Historic church in Michigan, United States

First Baptist Church is a historic church at 227 N. Capitol Avenue in Lansing, Michigan. It was added to the National Register of Historic Places in 1980. The congregation is now known as Christ Community Church of Greater Lansing.

==History==
Lansing's First Baptist Church was organized in 1851. The congregation constructed a frame church in 1857. By the late 1880s, the congregation was rapidly expanding, and a new structure was needed. In 1892, construction began on the present structure, located at the site of the original church. The architects for the project were Edwyn A. Bawd and Earl H. Mead. Construction was completed in 1894.
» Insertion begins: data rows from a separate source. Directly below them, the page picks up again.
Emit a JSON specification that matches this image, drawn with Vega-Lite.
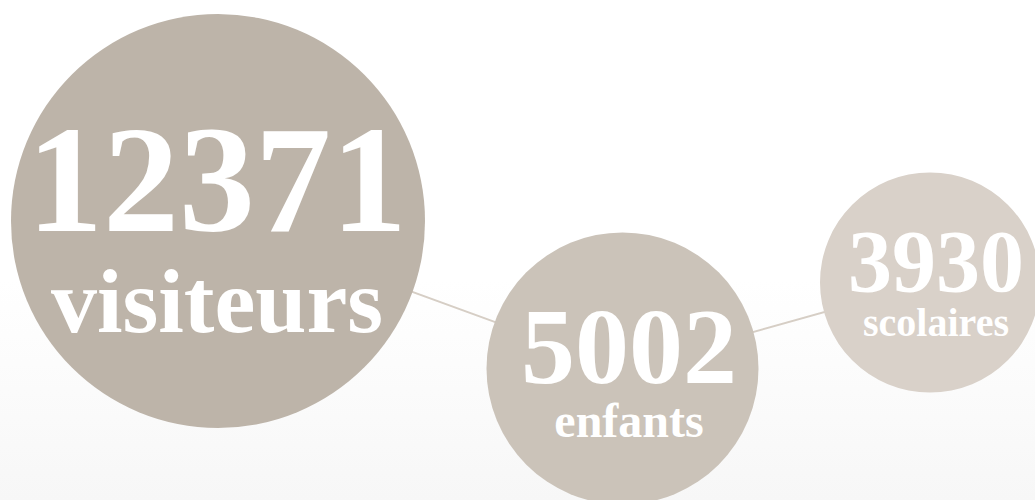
{
  "$schema": "https://vega.github.io/schema/vega-lite/v6.json",
  "width": 1035,
  "height": 500,
  "autosize": {"type": "none"},
  "padding": 0,
  "background": "#ffffff",
  "config": {
    "view": {
      "stroke": null,
      "fill": {
        "gradient": "linear",
        "x1": 0, "y1": 0, "x2": 0, "y2": 1,
        "stops": [
          {"offset": 0, "color": "#ffffff"},
          {"offset": 0.56, "color": "#ffffff"},
          {"offset": 1, "color": "#f7f7f7"}
        ]
      }
    }
  },
  "data": {
    "values": [
      {"name": "visiteurs", "value": 12371, "x": 218, "y": 221, "tx": 217, "ny": 231, "wy": 332},
      {"name": "enfants", "value": 5002, "x": 622.5, "y": 368.5, "tx": 629, "ny": 383, "wy": 437},
      {"name": "scolaires", "value": 3930, "x": 930, "y": 282.5, "tx": 936, "ny": 291, "wy": 336}
    ]
  },
  "resolve": {"scale": {"size": "independent"}},
  "layer": [
    {
      "mark": {"type": "line", "color": "#d6cec5", "strokeWidth": 2},
      "encoding": {
        "x": {"field": "x", "type": "quantitative", "scale": {"domain": [0, 1035], "nice": false, "zero": false}, "axis": null},
        "y": {"field": "y", "type": "quantitative", "scale": {"domain": [0, 500], "nice": false, "zero": false, "reverse": true}, "axis": null},
        "order": {"field": "x", "type": "quantitative"}
      }
    },
    {
      "mark": {"type": "point", "shape": "circle", "filled": true, "opacity": 1, "strokeWidth": 0},
      "encoding": {
        "x": {"field": "x", "type": "quantitative", "scale": {"domain": [0, 1035], "nice": false, "zero": false}, "axis": null},
        "y": {"field": "y", "type": "quantitative", "scale": {"domain": [0, 500], "nice": false, "zero": false, "reverse": true}, "axis": null},
        "size": {"field": "value", "type": "quantitative", "scale": {"type": "linear", "domain": [3930, 5002, 12371], "range": [48400, 73984, 171396], "zero": false, "nice": false}, "legend": null},
        "color": {"field": "name", "type": "nominal", "scale": {"domain": ["visiteurs", "enfants", "scolaires"], "range": ["#bdb4a9", "#cbc3b9", "#d9d1c9"]}, "legend": null}
      }
    },
    {
      "mark": {"type": "text", "font": "Liberation Serif", "fontWeight": "bold", "color": "#ffffff", "align": "center", "baseline": "alphabetic"},
      "encoding": {
        "x": {"field": "tx", "type": "quantitative", "scale": {"domain": [0, 1035], "nice": false, "zero": false}, "axis": null},
        "y": {"field": "ny", "type": "quantitative", "scale": {"domain": [0, 500], "nice": false, "zero": false, "reverse": true}, "axis": null},
        "text": {"field": "value", "type": "quantitative", "format": "d"},
        "size": {"field": "value", "type": "quantitative", "scale": {"type": "linear", "domain": [3930, 5002, 12371], "range": [88, 108, 152], "zero": false, "nice": false}, "legend": null}
      }
    },
    {
      "mark": {"type": "text", "font": "Liberation Serif", "fontWeight": "bold", "color": "#ffffff", "align": "center", "baseline": "alphabetic"},
      "encoding": {
        "x": {"field": "tx", "type": "quantitative", "scale": {"domain": [0, 1035], "nice": false, "zero": false}, "axis": null},
        "y": {"field": "wy", "type": "quantitative", "scale": {"domain": [0, 500], "nice": false, "zero": false, "reverse": true}, "axis": null},
        "text": {"field": "name", "type": "nominal"},
        "size": {"field": "value", "type": "quantitative", "scale": {"type": "linear", "domain": [3930, 5002, 12371], "range": [40, 48, 92], "zero": false, "nice": false}, "legend": null}
      }
    }
  ]
}
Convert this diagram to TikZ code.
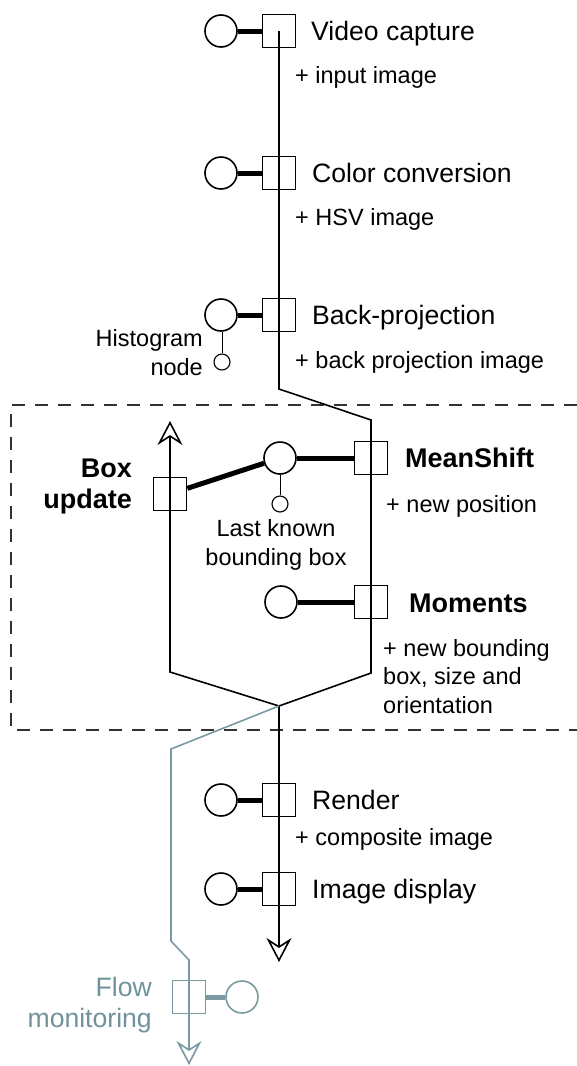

Over the next decades, the church established nine different congregations in the Lansing area. However, like many mainline congregations in downtown areas, the First Baptist Church began a decline in membership starting in the mid 1960s. In 2005, the congregation changed its name to Christ Community Church, and continues to use the structure.

==Description==
The First Baptist Church consists of the 1892 church and an attached parish house, which was rehabilitated in 1955. The church is a steep-roof, Richardson Romanesque structure constructed of multi-colored local stone. The building has brick facings which line window and door openings. The front facade has a square tower at one corner, a smaller round tower at the other, and a low entry vestibule between.

On the interior is an entry vestibule with oak wainscoting and a tin ceiling. Double doors open onto the sanctuary, which has a high ceiling with timber trusses and a rear gallery supported by iron columns with Corinthian capitals. The sanctuary contains three tiers of pews on a floor that slopes downward toward a chancel. All the sanctuary woodwork is of oak.